[Problem to work on] Reproduce the lines of the material exactly, excluding every image.

[Dataset content]
%%

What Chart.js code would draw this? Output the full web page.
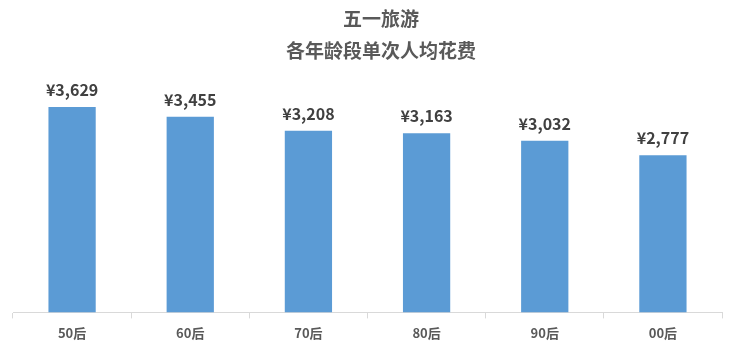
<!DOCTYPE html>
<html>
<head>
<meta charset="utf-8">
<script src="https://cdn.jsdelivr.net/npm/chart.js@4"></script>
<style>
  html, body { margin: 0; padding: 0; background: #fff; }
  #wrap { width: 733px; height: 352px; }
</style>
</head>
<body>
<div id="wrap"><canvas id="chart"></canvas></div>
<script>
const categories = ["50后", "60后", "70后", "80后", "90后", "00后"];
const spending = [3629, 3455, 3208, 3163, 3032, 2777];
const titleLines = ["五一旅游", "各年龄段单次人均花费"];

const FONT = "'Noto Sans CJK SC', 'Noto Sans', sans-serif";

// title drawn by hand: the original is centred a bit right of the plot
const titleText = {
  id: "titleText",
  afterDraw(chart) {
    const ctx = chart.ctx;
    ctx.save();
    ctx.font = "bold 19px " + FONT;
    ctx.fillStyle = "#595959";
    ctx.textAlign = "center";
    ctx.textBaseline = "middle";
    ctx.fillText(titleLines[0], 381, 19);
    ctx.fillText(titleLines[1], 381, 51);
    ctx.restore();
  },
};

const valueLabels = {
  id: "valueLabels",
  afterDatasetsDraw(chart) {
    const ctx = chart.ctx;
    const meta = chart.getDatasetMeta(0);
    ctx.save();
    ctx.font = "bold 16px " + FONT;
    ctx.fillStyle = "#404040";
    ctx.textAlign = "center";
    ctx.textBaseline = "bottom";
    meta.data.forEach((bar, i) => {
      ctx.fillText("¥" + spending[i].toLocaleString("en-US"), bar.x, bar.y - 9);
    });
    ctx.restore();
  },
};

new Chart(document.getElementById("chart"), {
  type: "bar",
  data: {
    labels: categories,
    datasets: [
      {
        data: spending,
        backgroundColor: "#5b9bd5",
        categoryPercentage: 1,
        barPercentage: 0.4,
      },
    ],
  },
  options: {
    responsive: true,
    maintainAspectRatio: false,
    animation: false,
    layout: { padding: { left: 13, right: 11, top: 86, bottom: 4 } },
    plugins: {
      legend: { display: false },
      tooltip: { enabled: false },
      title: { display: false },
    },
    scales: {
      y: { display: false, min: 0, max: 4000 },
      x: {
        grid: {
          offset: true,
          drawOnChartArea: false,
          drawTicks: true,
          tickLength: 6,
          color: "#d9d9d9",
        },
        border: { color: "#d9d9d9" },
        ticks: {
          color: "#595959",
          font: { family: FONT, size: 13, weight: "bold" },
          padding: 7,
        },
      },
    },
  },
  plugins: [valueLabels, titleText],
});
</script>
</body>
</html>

%%

[Solution for this exercise]
What Chart.js code would draw this? Output the full web page.
<!DOCTYPE html>
<html>
<head>
<meta charset="utf-8">
<script src="https://cdn.jsdelivr.net/npm/chart.js@4"></script>
<style>
  html, body { margin: 0; padding: 0; background: #fff; }
  #wrap { width: 733px; height: 352px; }
</style>
</head>
<body>
<div id="wrap"><canvas id="chart"></canvas></div>
<script>
const categories = ["50后", "60后", "70后", "80后", "90后", "00后"];
const spending = [3629, 3455, 3208, 3163, 3032, 2777];
const titleLines = ["五一旅游", "各年龄段单次人均花费"];

const FONT = "'Noto Sans CJK SC', 'Noto Sans', sans-serif";

// title drawn by hand: the original is centred a bit right of the plot
const titleText = {
  id: "titleText",
  afterDraw(chart) {
    const ctx = chart.ctx;
    ctx.save();
    ctx.font = "bold 19px " + FONT;
    ctx.fillStyle = "#595959";
    ctx.textAlign = "center";
    ctx.textBaseline = "middle";
    ctx.fillText(titleLines[0], 381, 19);
    ctx.fillText(titleLines[1], 381, 51);
    ctx.restore();
  },
};

const valueLabels = {
  id: "valueLabels",
  afterDatasetsDraw(chart) {
    const ctx = chart.ctx;
    const meta = chart.getDatasetMeta(0);
    ctx.save();
    ctx.font = "bold 16px " + FONT;
    ctx.fillStyle = "#404040";
    ctx.textAlign = "center";
    ctx.textBaseline = "bottom";
    meta.data.forEach((bar, i) => {
      ctx.fillText("¥" + spending[i].toLocaleString("en-US"), bar.x, bar.y - 9);
    });
    ctx.restore();
  },
};

new Chart(document.getElementById("chart"), {
  type: "bar",
  data: {
    labels: categories,
    datasets: [
      {
        data: spending,
        backgroundColor: "#5b9bd5",
        categoryPercentage: 1,
        barPercentage: 0.4,
      },
    ],
  },
  options: {
    responsive: true,
    maintainAspectRatio: false,
    animation: false,
    layout: { padding: { left: 13, right: 11, top: 86, bottom: 4 } },
    plugins: {
      legend: { display: false },
      tooltip: { enabled: false },
      title: { display: false },
    },
    scales: {
      y: { display: false, min: 0, max: 4000 },
      x: {
        grid: {
          offset: true,
          drawOnChartArea: false,
          drawTicks: true,
          tickLength: 6,
          color: "#d9d9d9",
        },
        border: { color: "#d9d9d9" },
        ticks: {
          color: "#595959",
          font: { family: FONT, size: 13, weight: "bold" },
          padding: 7,
        },
      },
    },
  },
  plugins: [valueLabels, titleText],
});
</script>
</body>
</html>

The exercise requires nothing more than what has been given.